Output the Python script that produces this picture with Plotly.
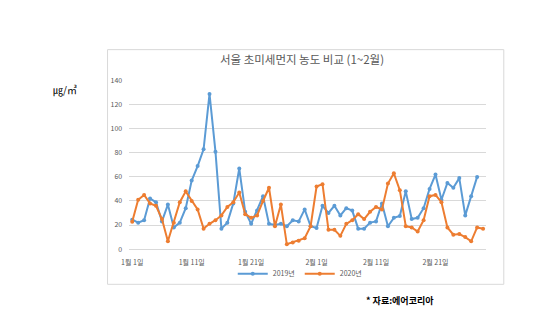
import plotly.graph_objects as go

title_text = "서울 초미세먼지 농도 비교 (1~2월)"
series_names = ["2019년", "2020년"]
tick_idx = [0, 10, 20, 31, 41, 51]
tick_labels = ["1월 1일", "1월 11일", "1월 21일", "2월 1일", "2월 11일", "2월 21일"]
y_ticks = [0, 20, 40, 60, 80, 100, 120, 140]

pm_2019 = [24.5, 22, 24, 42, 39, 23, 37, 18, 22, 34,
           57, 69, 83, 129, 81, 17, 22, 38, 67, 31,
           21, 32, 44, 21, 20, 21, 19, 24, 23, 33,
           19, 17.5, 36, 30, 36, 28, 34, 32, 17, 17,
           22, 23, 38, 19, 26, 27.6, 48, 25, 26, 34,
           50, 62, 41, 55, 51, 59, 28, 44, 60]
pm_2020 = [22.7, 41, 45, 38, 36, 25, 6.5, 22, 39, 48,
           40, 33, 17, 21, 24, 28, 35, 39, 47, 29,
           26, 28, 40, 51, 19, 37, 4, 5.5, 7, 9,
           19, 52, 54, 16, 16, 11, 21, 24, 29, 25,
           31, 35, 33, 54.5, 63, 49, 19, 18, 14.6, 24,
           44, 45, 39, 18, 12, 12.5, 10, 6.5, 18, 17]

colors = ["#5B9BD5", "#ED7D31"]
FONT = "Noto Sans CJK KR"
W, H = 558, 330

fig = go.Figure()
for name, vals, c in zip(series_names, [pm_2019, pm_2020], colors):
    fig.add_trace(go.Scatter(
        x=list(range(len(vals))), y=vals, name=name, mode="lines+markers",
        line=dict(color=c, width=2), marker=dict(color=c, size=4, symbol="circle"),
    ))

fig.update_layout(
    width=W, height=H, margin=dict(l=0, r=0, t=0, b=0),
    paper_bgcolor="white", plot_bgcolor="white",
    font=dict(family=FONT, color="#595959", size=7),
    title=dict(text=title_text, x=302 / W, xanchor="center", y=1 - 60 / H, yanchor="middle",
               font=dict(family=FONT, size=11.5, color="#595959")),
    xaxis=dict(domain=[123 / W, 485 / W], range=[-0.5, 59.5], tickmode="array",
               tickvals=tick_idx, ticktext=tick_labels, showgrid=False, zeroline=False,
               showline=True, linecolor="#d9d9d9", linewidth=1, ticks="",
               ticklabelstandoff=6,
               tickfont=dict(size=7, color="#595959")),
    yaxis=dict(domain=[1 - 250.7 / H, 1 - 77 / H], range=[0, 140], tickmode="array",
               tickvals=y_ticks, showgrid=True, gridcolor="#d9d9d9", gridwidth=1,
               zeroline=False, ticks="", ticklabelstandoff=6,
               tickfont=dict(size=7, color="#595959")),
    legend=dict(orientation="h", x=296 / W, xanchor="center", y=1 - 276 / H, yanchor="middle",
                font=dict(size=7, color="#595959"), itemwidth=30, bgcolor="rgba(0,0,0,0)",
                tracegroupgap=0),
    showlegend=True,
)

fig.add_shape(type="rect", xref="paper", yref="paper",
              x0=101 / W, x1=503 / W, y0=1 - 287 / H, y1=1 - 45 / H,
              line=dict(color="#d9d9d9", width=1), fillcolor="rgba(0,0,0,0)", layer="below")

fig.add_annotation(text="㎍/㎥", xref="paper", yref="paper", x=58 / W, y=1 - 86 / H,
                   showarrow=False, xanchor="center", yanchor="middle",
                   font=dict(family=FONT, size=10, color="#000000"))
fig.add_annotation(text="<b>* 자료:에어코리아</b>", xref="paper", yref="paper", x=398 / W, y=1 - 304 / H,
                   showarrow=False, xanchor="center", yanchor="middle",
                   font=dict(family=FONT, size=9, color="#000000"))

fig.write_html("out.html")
============================================================
Write the lines above out again exactly, without any of their pictures.

Output the Python script that produces this picture with Plotly.
import plotly.graph_objects as go

title_text = "서울 초미세먼지 농도 비교 (1~2월)"
series_names = ["2019년", "2020년"]
tick_idx = [0, 10, 20, 31, 41, 51]
tick_labels = ["1월 1일", "1월 11일", "1월 21일", "2월 1일", "2월 11일", "2월 21일"]
y_ticks = [0, 20, 40, 60, 80, 100, 120, 140]

pm_2019 = [24.5, 22, 24, 42, 39, 23, 37, 18, 22, 34,
           57, 69, 83, 129, 81, 17, 22, 38, 67, 31,
           21, 32, 44, 21, 20, 21, 19, 24, 23, 33,
           19, 17.5, 36, 30, 36, 28, 34, 32, 17, 17,
           22, 23, 38, 19, 26, 27.6, 48, 25, 26, 34,
           50, 62, 41, 55, 51, 59, 28, 44, 60]
pm_2020 = [22.7, 41, 45, 38, 36, 25, 6.5, 22, 39, 48,
           40, 33, 17, 21, 24, 28, 35, 39, 47, 29,
           26, 28, 40, 51, 19, 37, 4, 5.5, 7, 9,
           19, 52, 54, 16, 16, 11, 21, 24, 29, 25,
           31, 35, 33, 54.5, 63, 49, 19, 18, 14.6, 24,
           44, 45, 39, 18, 12, 12.5, 10, 6.5, 18, 17]

colors = ["#5B9BD5", "#ED7D31"]
FONT = "Noto Sans CJK KR"
W, H = 558, 330

fig = go.Figure()
for name, vals, c in zip(series_names, [pm_2019, pm_2020], colors):
    fig.add_trace(go.Scatter(
        x=list(range(len(vals))), y=vals, name=name, mode="lines+markers",
        line=dict(color=c, width=2), marker=dict(color=c, size=4, symbol="circle"),
    ))

fig.update_layout(
    width=W, height=H, margin=dict(l=0, r=0, t=0, b=0),
    paper_bgcolor="white", plot_bgcolor="white",
    font=dict(family=FONT, color="#595959", size=7),
    title=dict(text=title_text, x=302 / W, xanchor="center", y=1 - 60 / H, yanchor="middle",
               font=dict(family=FONT, size=11.5, color="#595959")),
    xaxis=dict(domain=[123 / W, 485 / W], range=[-0.5, 59.5], tickmode="array",
               tickvals=tick_idx, ticktext=tick_labels, showgrid=False, zeroline=False,
               showline=True, linecolor="#d9d9d9", linewidth=1, ticks="",
               ticklabelstandoff=6,
               tickfont=dict(size=7, color="#595959")),
    yaxis=dict(domain=[1 - 250.7 / H, 1 - 77 / H], range=[0, 140], tickmode="array",
               tickvals=y_ticks, showgrid=True, gridcolor="#d9d9d9", gridwidth=1,
               zeroline=False, ticks="", ticklabelstandoff=6,
               tickfont=dict(size=7, color="#595959")),
    legend=dict(orientation="h", x=296 / W, xanchor="center", y=1 - 276 / H, yanchor="middle",
                font=dict(size=7, color="#595959"), itemwidth=30, bgcolor="rgba(0,0,0,0)",
                tracegroupgap=0),
    showlegend=True,
)

fig.add_shape(type="rect", xref="paper", yref="paper",
              x0=101 / W, x1=503 / W, y0=1 - 287 / H, y1=1 - 45 / H,
              line=dict(color="#d9d9d9", width=1), fillcolor="rgba(0,0,0,0)", layer="below")

fig.add_annotation(text="㎍/㎥", xref="paper", yref="paper", x=58 / W, y=1 - 86 / H,
                   showarrow=False, xanchor="center", yanchor="middle",
                   font=dict(family=FONT, size=10, color="#000000"))
fig.add_annotation(text="<b>* 자료:에어코리아</b>", xref="paper", yref="paper", x=398 / W, y=1 - 304 / H,
                   showarrow=False, xanchor="center", yanchor="middle",
                   font=dict(family=FONT, size=9, color="#000000"))

fig.write_html("out.html")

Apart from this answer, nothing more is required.